PHOTO
Carlo Nordio, ministro della Giustizia
La separazione delle carriere tra giudici e pubblici ministeri (almeno per ora)non s'ha da fare. Intendiamoci, si tratta di spifferi, sussurri, voci da Transatlantico ammesse a mezza bocca da uomini assai vicini alla premier Meloni la quale, quanto pare, non avrebbe alcuna intenzione di aprire un nuovo fronte con i magistrati.
E in effetti più fonti parlamentari hanno riferito che lo stop verrebbe proprio dall’azionista di maggioranza del governo, ossia da Fratelli D’Italia. Il motivo? Come detto la presidente del Consiglio Giorgia Meloni non vuole creare strappi con le toghe. Eppure fu proprio la premier, nella conferenza stampa di fine anno, a dire che l’obiettivo “carriere separate” sarebbe stato raggiunto addirittura nel giro di pochi mesi. Una dichiarazione che era apparsa subito un tantino azzardata, anche perché la modifica sarebbe di tipo costituzionale e dunque necessiterebbe di più tempo.
Un altro indizio che porterebbe a confermare quanto saputo sarebbe anche l’assenza di Fratelli d’Italia alla conferenza stampa del 14 febbraio convocata dal Terzo Polo, Lega, Forza Italia insieme all’Unione Camere Penali per illustrare le proposte di legge incardinate in materia.
Aveva spiegato il presidente della Commissione Giustizia della Camera Ciro Maschio (FdI): «Non prenderò parte alla conferenza stampa perché avevo preso precedentemente altri impegni. Per quanto riguarda invece il fatto che Fratelli d'Italia non ha ancora depositato un progetto di legge in questo senso è che l'idea del partito è quella di presentare una riforma complessiva del processo penale, come già annunciato dal Guardasigilli Nordio, all'interno della quale si dovrà inserire anche il tema della separazione delle carriere».
Concetto che il parlamentare ha ribadito al Dubbio: «Non mi risulta che FdI voglia mettere in atto un sabotaggio. Semplicemente siamo più prudenti rispetto agli altri partiti nell’elaborare delle proposte che avranno delle importanti ricadute su tutto il sistema penale». Sta di fatto che al momento ancora non si può ragionare su delle proposte concrete non solo su questo tema, - basti pensare a quello sulle intercettazioni - perché tutti sono fermi alle sole dichiarazioni di intenti di Nordio. In realtà, se fosse vero quanto appreso in questi giorni, verrebbe a cadere uno dei pilastri in materia di giustizia sponsorizzato da tutta la coalizione di centrodestra durante la campagna elettorale.

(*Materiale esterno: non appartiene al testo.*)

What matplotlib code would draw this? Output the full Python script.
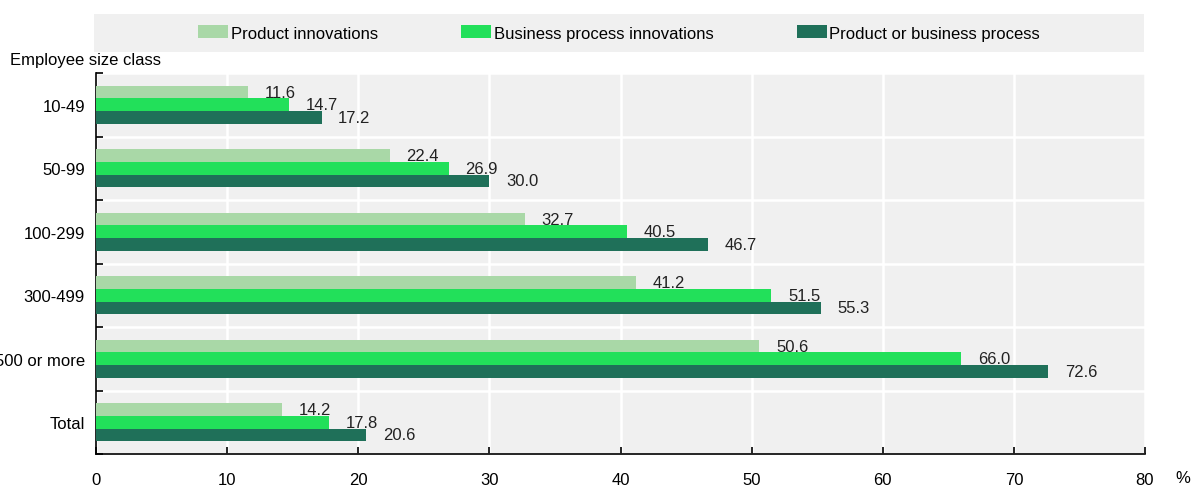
import numpy as np
import matplotlib.pyplot as plt
from matplotlib.patches import Patch

plt.rcParams['font.family'] = ['Liberation Sans', 'DejaVu Sans']

categories = ['10-49', '50-99', '100-299', '300-499', '500 or more', 'Total']
product = [11.6, 22.4, 32.7, 41.2, 50.6, 14.2]
business = [14.7, 26.9, 40.5, 51.5, 66.0, 17.8]
either = [17.2, 30.0, 46.7, 55.3, 72.6, 20.6]
series_names = ['Product innovations', 'Business process innovations',
                'Product or business process']
colors = ['#A9D8A7', '#22E05A', '#1F7059']

fig = plt.figure(figsize=(11.92, 4.89), dpi=100)
W, H = 1192, 489
ax = fig.add_axes([96 / W, 1 - 455 / H, (1145 - 96) / W, (455 - 74) / H])
ax.set_facecolor('#F0F0F0')

y = np.arange(len(categories))
h = 0.2
for k, (vals, col) in enumerate(zip([product, business, either], colors)):
    pos = y + (k - 1) * h
    ax.barh(pos, vals, height=h, color=col, zorder=3)
    for p, v in zip(pos, vals):
        ax.annotate(f'{v:.1f}', (v, p), xytext=(12, 0), textcoords='offset points',
                    va='center', ha='left', fontsize=12, color='#222222', zorder=4)

ax.set_xlim(0, 80)
ax.set_ylim(len(categories) - 0.5, -0.5)
ax.set_xticks(np.arange(0, 81, 10))
ax.set_yticks(np.arange(-0.5, len(categories), 1.0))
ax.set_yticklabels([])
ax.set_yticks(y, minor=True)
ax.set_yticklabels(categories, minor=True, fontsize=12)
ax.tick_params(axis='y', which='minor', length=0, pad=8)
ax.tick_params(axis='y', which='major', direction='in', length=5, width=1.2)
ax.tick_params(axis='x', direction='in', length=5, width=1.2, labelsize=12, pad=13)
ax.grid(True, which='major', color='white', linewidth=1.8, zorder=0)
ax.set_axisbelow(True)
for s in ['top', 'right']:
    ax.spines[s].set_visible(False)
for s in ['left', 'bottom']:
    ax.spines[s].set_linewidth(1.2)
    ax.spines[s].set_color('black')

fig.text(10 / W, 1 - 61 / H, 'Employee size class', fontsize=12, va='center', ha='left')
fig.text(1175 / W, 1 - 479 / H, '%', fontsize=12, va='center', ha='left')

# legend strip
lax = fig.add_axes([94 / W, 1 - 53 / H, (1144 - 94) / W, 38 / H])
lax.set_facecolor('#F0F0F0')
lax.set_xticks([])
lax.set_yticks([])
for s in lax.spines.values():
    s.set_visible(False)
handles = [Patch(facecolor=c, edgecolor='none') for c in colors]
lax.legend(handles, series_names, loc='center', ncol=3, frameon=False, fontsize=12,
           handlelength=1.8, handleheight=0.8, handletextpad=0.15, columnspacing=5.0)

fig.savefig('out.png', dpi=100)
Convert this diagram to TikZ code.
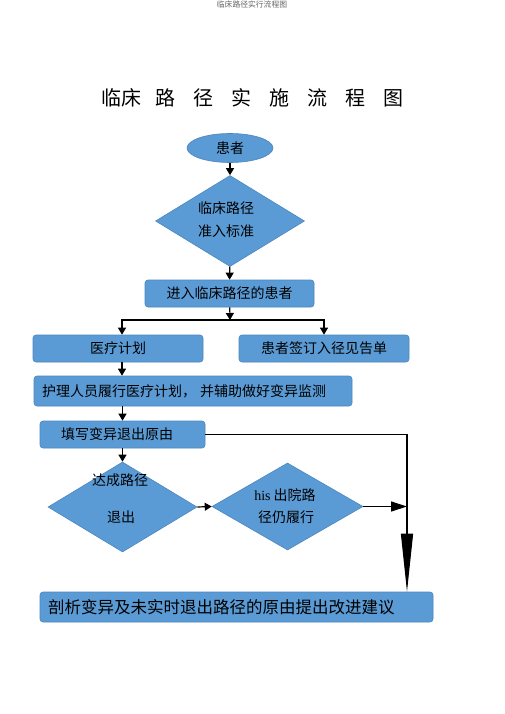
\documentclass[tikz,border=0pt]{standalone}
\usepackage{fontspec}
\setmainfont{Noto Sans CJK SC}
\newfontfamily\latinserif{Liberation Serif}
\usetikzlibrary{shapes.geometric,arrows.meta}
\definecolor{boxblue}{HTML}{5B9BD5}
\definecolor{boxline}{HTML}{4A86C0}
\tikzset{
  x=1pt,y=-1pt,
  flowbox/.style={draw=boxline,line width=0.6pt,fill=boxblue,rounded corners=3pt,inner sep=0pt,font=\fontsize{14}{16}\selectfont},
  flowdia/.style={diamond,draw=boxline,line width=0.6pt,fill=boxblue,inner sep=0pt},
  flowtext/.style={inner sep=0pt,font=\fontsize{14}{16}\selectfont},
  arr/.style={line width=1.2pt,-{Triangle[width=8pt,length=7pt]}},
  bigh/.style={line width=1.2pt,-{Triangle[width=10pt,length=16pt]}},
  bigv/.style={line width=1.2pt,-{Triangle[width=12pt,length=58pt]}},
}
\begin{document}
\begin{tikzpicture}
\path[use as bounding box,fill=white] (0,0) rectangle (505,714);
\node[inner sep=0pt,text=gray!80!black,font=\fontsize{7.8}{9}\selectfont] (hdr) at (252,5) {临床路径实行流程图};
\node[inner sep=0pt,font=\fontsize{20}{22}\selectfont] (title) at (252,98) {临床\hspace{14pt}路\hspace{18pt}径\hspace{18pt}实\hspace{18pt}施\hspace{18pt}流\hspace{18pt}程\hspace{18pt}图};

\node[ellipse,draw=boxline,line width=0.6pt,fill=boxblue,minimum width=86pt,minimum height=29pt,inner sep=0pt,font=\fontsize{14}{16}\selectfont] (e) at (230,148) {患者};
\node[flowdia,minimum width=149pt,minimum height=91pt] (d1) at (230,221) {};
\node[flowtext,align=center] (d1t) at (226,220) {临床路径\\[7pt]准入标准};

\node[flowbox,minimum width=169pt,minimum height=27pt] (b1) at (229.5,293.5) {进入临床路径的患者};
\node[flowbox,minimum width=170pt,minimum height=27pt] (b2) at (118,348.5) {医疗计划};
\node[flowbox,minimum width=170pt,minimum height=27pt] (b3) at (324,348.5) {患者签订入径见告单};
\node[flowbox,minimum width=318pt,minimum height=30pt] (b4) at (193,391) {};
\node[flowtext,anchor=west] (b4t) at (42,391) {护理人员履行医疗计划，\hspace{4pt}并辅助做好变异监测};
\node[flowbox,minimum width=165pt,minimum height=27pt] (b5) at (122.5,434.5) {};
\node[flowtext] (b5t) at (117,434.5) {填写变异退出原由};

\node[flowdia,minimum width=149pt,minimum height=90pt] (d2) at (122.5,507) {};
\node[flowtext] (d2a) at (120,480) {达成路径};
\node[flowtext] (d2b) at (121,517) {退出};
\node[flowdia,minimum width=151pt,minimum height=87pt] (d3) at (287.5,506.5) {};
\node[flowtext] (d3a) at (285,495) {{\latinserif his} 出院路};
\node[flowtext] (d3b) at (286,517) {径仍履行};

\node[flowbox,minimum width=393pt,minimum height=30pt] (b6) at (236.5,607) {};
\node[flowtext,anchor=west,font=\fontsize{16.5}{18}\selectfont] (b6t) at (48,607) {剖析变异及未实时退出路径的原由提出改进建议};

\coordinate (j) at (230,320);
\coordinate (cr) at (407,434.5);

\draw[arr] (e) -- (d1);
\draw[arr] (d1) -- (b1);
\draw[arr] (b1) -- (j);
\draw[arr] (j) -| ([xshift=4pt]b2.north);
\draw[arr] (j) -| (b3.north);
\draw[arr] ([xshift=4pt]b2.south) -- ([xshift=4pt]b2.south |- b4.north);
\draw[arr] (b4.south -| b5.north) -- (b5.north);
\draw[arr] (b5) -- (d2);
\draw[arr] (d2.east) -- (d3.west);
\draw[bigh] (d3.east) -- (d3.east -| cr);
\draw[bigv] (b5.east) -- (cr) -- (cr |- b6.north);
\end{tikzpicture}
\end{document}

La volontà di non creare conflitti soprattutto con la magistratura associata si potrebbe trarre anche dal ritardo con cui verranno approvati i decreti attuativi sulla riforma del Consiglio Superiore della Magistratura e dell’ordinamento giudiziario. Tre settimane fa il Ministro Nordio, rispondendo ad una interrogazione dell’onorevole di Azione Enrico Costa, aveva assicurato: «Giugno è un termine che noi speriamo di poter rispettare ma nessuno meglio di voi sa che trattandosi di materia estremamente complessa potrebbe essere necessaria qualche settimana in più. In ogni caso questa è una nostra priorità».
Ma adesso fonti parlamentari e governative ammettono che dalle settimane si sarebbe passati ad una proroga dei termini di sei mesi, se non addirittura di un anno. L’ufficio legislativo di Via Arenula sarebbe alle prese con altre emergenze, ma c’è chi sostiene che i magistrati lì presenti vogliano prendere tempo per fare un favore ai loro colleghi in servizio nei tribunali e nelle procure. E il rinvio dovrebbe essere contenuto nel prossimo decreto sul Pnrr.
Nel pacchetto della riforma ancora da attuare e che verrebbe procrastinato c’è il fascicolo di performance dei magistrati e il diritto di voto per gli avvocati nei Consigli giudiziari, due degli elementi maggiormente stigmatizzati dall’Anm, talmente irricevibili che portò il “sindacato” delle toghe ad uno sciopero. Nonché il riordino della disciplina del collocamento fuori ruolo dei magistrati ordinari, amministrativi e contabili, altro tema caldo.
A questo quadro si aggiunge un corollario di non poco conto: il Parlamento ancora non ha approvato tramite una legge i criteri generali per selezionare le notizie di reato da trattare con precedenza rispetto alle altre, come previsto dall’articolo 13 legge 71 del 2022. A proposito di questo, un parlamentare ci ha confessato: «E vabbè mica possiamo pensare a tutto, abbiamo un sacco da fare».